The mRNA sequence is read in groups of three nucleotides called codons. Each codon specifies a particular amino acid (or signals the ribosome to stop). There are 64 possible codons total: 61 code for amino acids and 3 are stop codons. tRNAs serve as adaptors: one end carries a specific amino acid, and the other end has an anticodon that base-pairs with the complementary codon on the mRNA.
Translation has three stages:
- Initiation: The small ribosomal subunit binds to the mRNA and locates the start codon (AUG). The initiator tRNA, carrying the amino acid methionine, pairs with this codon. The large ribosomal subunit then joins to form the complete ribosome, with the initiator tRNA sitting in the P site.
- Elongation: The ribosome moves along the mRNA one codon at a time. At each step, the appropriate tRNA enters the A site, a peptide bond forms between the growing chain and the new amino acid (catalyzed by rRNA in the large subunit), and the spent tRNA exits through the E site. This cycle repeats, building the polypeptide chain from its amino (N) terminus to its carboxyl (C) terminus.
- Termination: When the ribosome reaches a stop codon (UAA, UAG, or UGA), no tRNA binds. Instead, release factors enter the A site, triggering hydrolysis of the bond between the polypeptide and the final tRNA. The completed polypeptide is released and the ribosomal subunits dissociate.
Post-translational Modifications and the Genetic Code
A freshly made polypeptide isn't necessarily a finished protein. Post-translational modifications shape it into its functional form:
- Folding: The polypeptide folds into a specific three-dimensional structure, often assisted by chaperone proteins. Misfolded proteins can be tagged for destruction by the proteasome or, in some cases, cause disease (prion diseases like mad cow disease involve misfolded proteins).

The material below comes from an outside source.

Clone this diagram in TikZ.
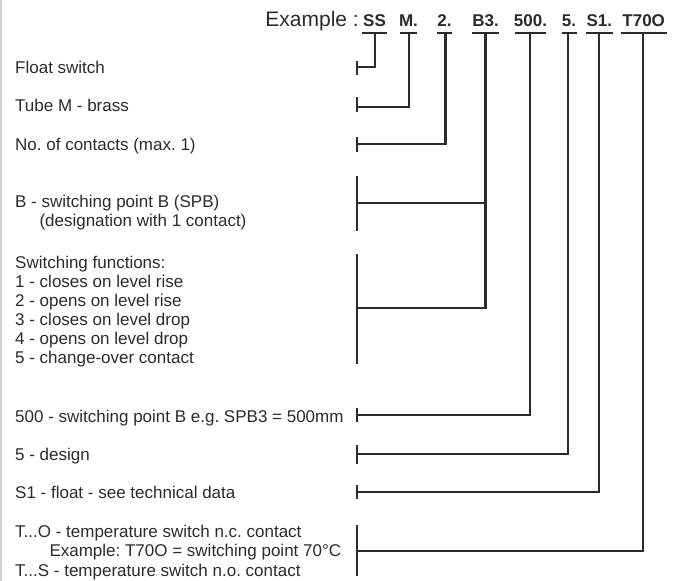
\documentclass[tikz,border=0pt]{standalone}
\usepackage{fontspec}
\setmainfont{Liberation Sans}
\definecolor{ink}{HTML}{2B2B2B}
\definecolor{edge}{HTML}{CFCFCF}
\frenchspacing
\begin{document}
\begin{tikzpicture}[x=1pt,y=-1pt,
  lbl/.style={anchor=base west, inner sep=0pt, font=\fontsize{17}{19}\selectfont, text=ink},
  code/.style={anchor=base, inner sep=0pt, font=\fontsize{17}{19}\selectfont\bfseries, text=ink},
  head/.style={anchor=base east, inner sep=0pt, font=\fontsize{21}{24}\selectfont, text=ink},
  wire/.style={draw=ink, line width=2.2pt},
  bar/.style={draw=ink, line width=2.2pt}]
\useasboundingbox (0,0) rectangle (675,581);
% left border
\draw[edge, line width=2pt] (1,0) -- (1,581);

% header
\node[head] (ex) at (359,26.7) {Example :};
\node[code] (cSS)  at (374.5,26.7) {SS};
\node[code] (cM)   at (408.5,26.7) {M.};
\node[code] (c2)   at (444.5,26.7) {2.};
\node[code] (cB3)  at (485.5,26.7) {B3.};
\node[code] (c500) at (530.5,26.7) {500.};
\node[code] (c5)   at (569,26.7) {5.};
\node[code] (cS1)  at (599.3,26.7) {S1.};
\node[code] (cT)   at (643.7,26.7) {T70O};

% underlines
\draw[wire] (361.7,33.3) -- (387.3,33.3);
\draw[wire] (400,33.3) -- (416.7,33.3);
\draw[wire] (437.3,33.3) -- (451.7,33.3);
\draw[wire] (471.7,33.3) -- (499.3,33.3);
\draw[wire] (515,33.3) -- (546,33.3);
\draw[wire] (561.7,33.3) -- (576.7,33.3);
\draw[wire] (586,33.3) -- (612.7,33.3);
\draw[wire] (620.7,33.3) -- (666.7,33.3);

% connector start points
\coordinate (uSS)  at (375,33.3);
\coordinate (uM)   at (409.3,33.3);
\coordinate (u2)   at (445.5,33.3);
\coordinate (uB3)  at (485.5,33.3);
\coordinate (u500) at (530,33.3);
\coordinate (u5)   at (568.3,33.3);
\coordinate (uS1)  at (598.7,33.3);
\coordinate (uT)   at (643.3,33.3);

% tick end points
\coordinate (tFloat) at (357,66.7);
\coordinate (tTube)  at (357,106.7);
\coordinate (tNo)    at (357,144.3);
\coordinate (tB)     at (357,203.3);
\coordinate (tFun)   at (357,308.3);
\coordinate (t500)   at (357,415.3);
\coordinate (tDes)   at (357,454.3);
\coordinate (tS1)    at (357,491.7);
\coordinate (tTemp)  at (357,550.7);

% tick bars
\draw[bar] (357,61) -- (357,74.5);
\draw[bar] (357,96.7) -- (357,111.7);
\draw[bar] (357,136.7) -- (357,151.7);
\draw[bar] (357,176) -- (357,230.7);
\draw[bar] (357,254) -- (357,364.3);
\draw[bar] (357,408.3) -- (357,421.7);
\draw[bar] (357,445) -- (357,464);
\draw[bar] (357,485) -- (357,499.3);
\draw[bar] (357,525) -- (357,576);

% connectors
\draw[wire] (uSS) |- (tFloat);
\draw[wire] (uM) |- (tTube);
\draw[wire] (u2) |- (tNo);
\draw[wire] (uB3) |- (tFun);
\draw[wire] (tB) -- (tB -| uB3);
\draw[wire] (u500) |- (t500);
\draw[wire] (u5) |- (tDes);
\draw[wire] (uS1) |- (tS1);
\draw[wire] (uT) |- (tTemp);

% labels
\node[lbl] (l1) at (15,73.3) {Float switch};
\node[lbl] (l2) at (15,111.7) {Tube M - brass};
\node[lbl] (l3) at (15,150) {No. of contacts (max. 1)};
\node[lbl] (l4a) at (15,207.5) {B - switching point B (SPB)};
\node[lbl] (l4b) at (39.3,226.5) {(designation with 1 contact)};
\node[lbl] (l5a) at (15,268.3) {Switching functions:};
\node[lbl] (l5b) at (15,287.3) {1 - closes on level rise};
\node[lbl] (l5c) at (15,306.3) {2 - opens on level rise};
\node[lbl] (l5d) at (15,325.3) {3 - closes on level drop};
\node[lbl] (l5e) at (15,344.3) {4 - opens on level drop};
\node[lbl] (l5f) at (15,363.3) {5 - change-over contact};
\node[lbl] (l6) at (15,422.7) {500 - switching point B e.g. SPB3 = 500mm};
\node[lbl] (l7) at (15,460) {5 - design};
\node[lbl] (l8) at (15,498.3) {S1 - float - see technical data};
\node[lbl] (l9a) at (15,537.3) {T...O - temperature switch n.c. contact};
\node[lbl] (l9b) at (49.3,556.7) {Example: T70O = switching point 70°C};
\node[lbl] (l9c) at (15,576) {T...S - temperature switch n.o. contact};
\end{tikzpicture}
\end{document}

- Cleavage: Portions of the chain may be cut away to activate the protein. Insulin, for example, is produced as a longer precursor called proinsulin that must be cleaved to yield the active hormone.
- Chemical modifications: Functional groups can be added. Common examples include phosphorylation (adding a phosphate group, often to regulate protein activity on/off), glycosylation (adding sugar chains, important for cell surface proteins), and disulfide bond formation (which stabilizes protein structure in extracellular environments).
The genetic code itself has several notable properties:
- It is nearly universal across all life. From bacteria to humans, the same codons specify the same amino acids, with only minor variations in some mitochondria and a few microorganisms. This universality is strong evidence that all life shares a common ancestor.
- It is degenerate (or redundant), meaning multiple codons can code for the same amino acid. For instance, leucine is specified by six different codons. This redundancy provides some buffer against mutations: a change in the third position of a codon often still produces the same amino acid, a pattern known as wobble.
- The universality of the code is what makes recombinant DNA technology possible. A human gene inserted into a bacterium will be read using the same code, allowing the bacterium to produce a human protein like insulin. This principle underlies the entire biotechnology industry.